### [RECORDS FOR THE TASK]

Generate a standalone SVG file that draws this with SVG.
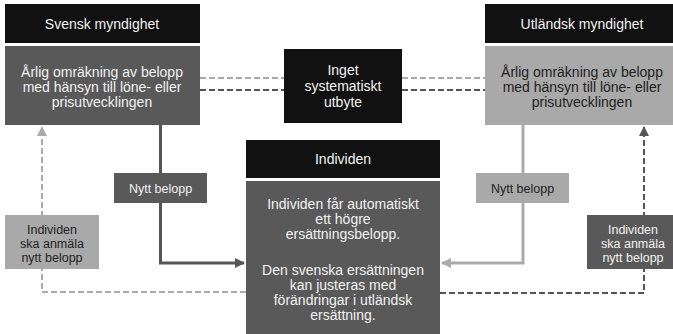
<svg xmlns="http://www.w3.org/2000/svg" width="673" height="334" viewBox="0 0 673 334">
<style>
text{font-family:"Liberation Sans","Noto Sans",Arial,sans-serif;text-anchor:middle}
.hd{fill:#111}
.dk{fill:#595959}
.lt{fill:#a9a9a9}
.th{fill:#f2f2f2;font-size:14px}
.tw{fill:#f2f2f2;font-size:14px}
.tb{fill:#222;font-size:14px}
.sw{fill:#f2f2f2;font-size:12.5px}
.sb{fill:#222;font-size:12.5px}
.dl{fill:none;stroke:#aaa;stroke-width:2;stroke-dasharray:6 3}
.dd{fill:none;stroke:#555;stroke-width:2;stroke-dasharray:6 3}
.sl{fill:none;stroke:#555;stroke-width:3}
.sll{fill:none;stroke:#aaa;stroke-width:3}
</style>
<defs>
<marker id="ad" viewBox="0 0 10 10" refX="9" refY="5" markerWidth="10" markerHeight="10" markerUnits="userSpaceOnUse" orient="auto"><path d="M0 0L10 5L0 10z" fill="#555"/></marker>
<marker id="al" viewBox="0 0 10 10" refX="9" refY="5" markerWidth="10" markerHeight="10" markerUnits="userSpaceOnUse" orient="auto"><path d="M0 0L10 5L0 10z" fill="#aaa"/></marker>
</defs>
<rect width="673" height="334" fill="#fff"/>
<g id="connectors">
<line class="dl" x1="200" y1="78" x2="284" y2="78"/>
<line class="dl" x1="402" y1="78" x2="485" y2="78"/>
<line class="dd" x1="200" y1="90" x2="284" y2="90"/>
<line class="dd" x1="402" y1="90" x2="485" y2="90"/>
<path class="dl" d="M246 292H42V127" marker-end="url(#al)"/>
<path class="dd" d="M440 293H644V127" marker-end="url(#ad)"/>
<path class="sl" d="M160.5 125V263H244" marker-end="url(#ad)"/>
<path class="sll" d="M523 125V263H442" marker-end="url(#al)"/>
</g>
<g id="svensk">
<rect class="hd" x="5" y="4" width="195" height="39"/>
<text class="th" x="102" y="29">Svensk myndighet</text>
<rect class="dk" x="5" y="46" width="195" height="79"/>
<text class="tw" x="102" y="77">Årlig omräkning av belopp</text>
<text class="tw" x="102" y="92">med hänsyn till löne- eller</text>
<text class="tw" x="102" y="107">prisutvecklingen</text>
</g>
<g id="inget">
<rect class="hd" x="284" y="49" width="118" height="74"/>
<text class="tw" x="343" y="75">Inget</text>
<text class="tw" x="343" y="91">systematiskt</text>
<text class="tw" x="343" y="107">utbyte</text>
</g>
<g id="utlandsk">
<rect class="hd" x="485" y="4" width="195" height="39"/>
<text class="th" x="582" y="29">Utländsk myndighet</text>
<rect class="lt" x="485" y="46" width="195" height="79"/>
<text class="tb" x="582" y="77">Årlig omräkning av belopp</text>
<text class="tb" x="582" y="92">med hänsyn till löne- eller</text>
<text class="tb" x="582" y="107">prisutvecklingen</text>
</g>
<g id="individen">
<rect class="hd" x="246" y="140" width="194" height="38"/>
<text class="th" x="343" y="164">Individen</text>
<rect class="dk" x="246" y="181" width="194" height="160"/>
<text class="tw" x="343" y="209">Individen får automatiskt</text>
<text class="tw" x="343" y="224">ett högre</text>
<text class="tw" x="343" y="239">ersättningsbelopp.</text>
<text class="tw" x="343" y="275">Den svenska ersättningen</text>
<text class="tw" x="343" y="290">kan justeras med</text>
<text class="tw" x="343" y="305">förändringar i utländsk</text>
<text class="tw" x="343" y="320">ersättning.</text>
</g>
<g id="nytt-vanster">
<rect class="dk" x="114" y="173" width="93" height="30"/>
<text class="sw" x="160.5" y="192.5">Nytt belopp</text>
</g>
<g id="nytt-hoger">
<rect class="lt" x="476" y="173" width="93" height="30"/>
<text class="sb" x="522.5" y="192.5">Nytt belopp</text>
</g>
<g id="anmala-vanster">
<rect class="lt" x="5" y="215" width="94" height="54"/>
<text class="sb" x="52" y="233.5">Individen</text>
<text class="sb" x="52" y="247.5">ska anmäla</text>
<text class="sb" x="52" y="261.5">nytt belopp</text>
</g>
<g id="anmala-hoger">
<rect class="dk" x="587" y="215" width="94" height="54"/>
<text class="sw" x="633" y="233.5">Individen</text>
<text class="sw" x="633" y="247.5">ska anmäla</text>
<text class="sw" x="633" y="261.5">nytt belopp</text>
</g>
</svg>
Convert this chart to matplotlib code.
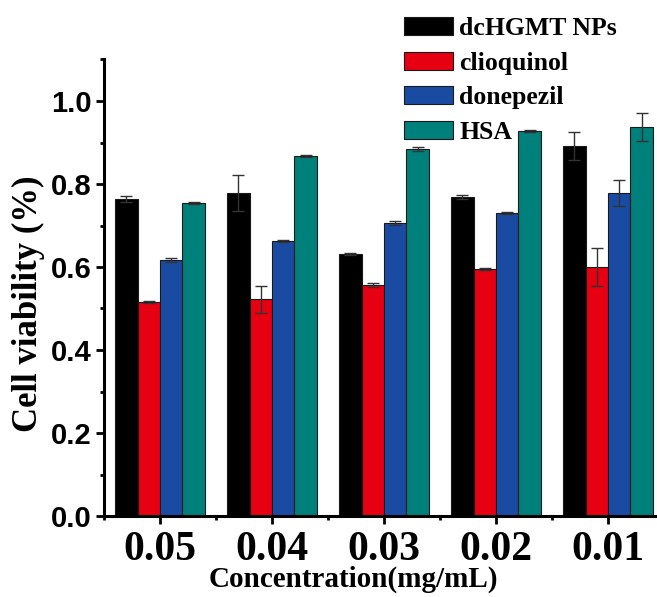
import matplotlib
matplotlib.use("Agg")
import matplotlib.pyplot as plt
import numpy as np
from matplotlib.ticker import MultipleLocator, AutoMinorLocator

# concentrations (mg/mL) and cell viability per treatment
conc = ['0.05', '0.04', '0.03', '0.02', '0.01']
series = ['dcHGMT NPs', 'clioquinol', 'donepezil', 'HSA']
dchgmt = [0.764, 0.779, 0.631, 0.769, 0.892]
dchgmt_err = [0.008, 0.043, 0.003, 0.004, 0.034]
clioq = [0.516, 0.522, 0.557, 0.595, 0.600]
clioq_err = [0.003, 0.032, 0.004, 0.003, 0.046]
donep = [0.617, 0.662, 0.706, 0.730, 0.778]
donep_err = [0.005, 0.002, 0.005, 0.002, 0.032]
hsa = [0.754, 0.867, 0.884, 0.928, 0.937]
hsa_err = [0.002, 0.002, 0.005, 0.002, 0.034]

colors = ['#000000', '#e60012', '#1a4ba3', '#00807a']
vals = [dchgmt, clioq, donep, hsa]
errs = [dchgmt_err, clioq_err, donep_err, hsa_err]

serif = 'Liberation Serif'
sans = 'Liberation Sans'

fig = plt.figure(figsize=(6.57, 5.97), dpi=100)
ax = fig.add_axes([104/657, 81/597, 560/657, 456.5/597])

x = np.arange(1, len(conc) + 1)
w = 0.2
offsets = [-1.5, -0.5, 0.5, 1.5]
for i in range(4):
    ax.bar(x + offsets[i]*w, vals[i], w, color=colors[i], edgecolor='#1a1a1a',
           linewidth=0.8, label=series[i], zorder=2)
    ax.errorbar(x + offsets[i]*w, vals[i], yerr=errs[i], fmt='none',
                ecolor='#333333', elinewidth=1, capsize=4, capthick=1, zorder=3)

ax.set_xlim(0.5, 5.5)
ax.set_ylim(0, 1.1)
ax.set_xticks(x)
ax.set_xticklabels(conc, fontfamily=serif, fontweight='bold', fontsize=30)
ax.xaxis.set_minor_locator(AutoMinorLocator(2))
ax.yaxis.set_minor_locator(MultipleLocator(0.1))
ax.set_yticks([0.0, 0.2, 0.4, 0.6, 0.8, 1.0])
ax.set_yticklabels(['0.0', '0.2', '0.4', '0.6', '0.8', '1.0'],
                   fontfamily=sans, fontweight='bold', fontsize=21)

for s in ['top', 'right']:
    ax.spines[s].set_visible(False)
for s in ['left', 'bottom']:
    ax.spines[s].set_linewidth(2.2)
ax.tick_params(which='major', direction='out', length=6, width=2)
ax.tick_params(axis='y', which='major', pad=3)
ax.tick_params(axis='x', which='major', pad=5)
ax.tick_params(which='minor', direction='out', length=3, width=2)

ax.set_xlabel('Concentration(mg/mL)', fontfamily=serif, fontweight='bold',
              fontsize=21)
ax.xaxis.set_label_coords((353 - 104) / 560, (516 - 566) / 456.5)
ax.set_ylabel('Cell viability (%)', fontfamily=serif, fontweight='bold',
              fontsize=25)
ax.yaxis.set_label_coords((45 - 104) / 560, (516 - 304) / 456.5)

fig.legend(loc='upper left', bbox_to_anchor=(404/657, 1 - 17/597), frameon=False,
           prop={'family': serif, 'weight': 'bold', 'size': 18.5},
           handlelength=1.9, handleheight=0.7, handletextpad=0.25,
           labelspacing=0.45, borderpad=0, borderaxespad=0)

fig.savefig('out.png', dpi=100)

### [STATED EXERCISE]
Look above for the line with "Convert this chart to matplotlib code." and the line with "from matplotlib.ticker import", then copy exactly the lines from the first through the second, both kept, with no pictures.

### [OUTPUT FOR THIS EXERCISE]
Convert this chart to matplotlib code.
import matplotlib
matplotlib.use("Agg")
import matplotlib.pyplot as plt
import numpy as np
from matplotlib.ticker import MultipleLocator, AutoMinorLocator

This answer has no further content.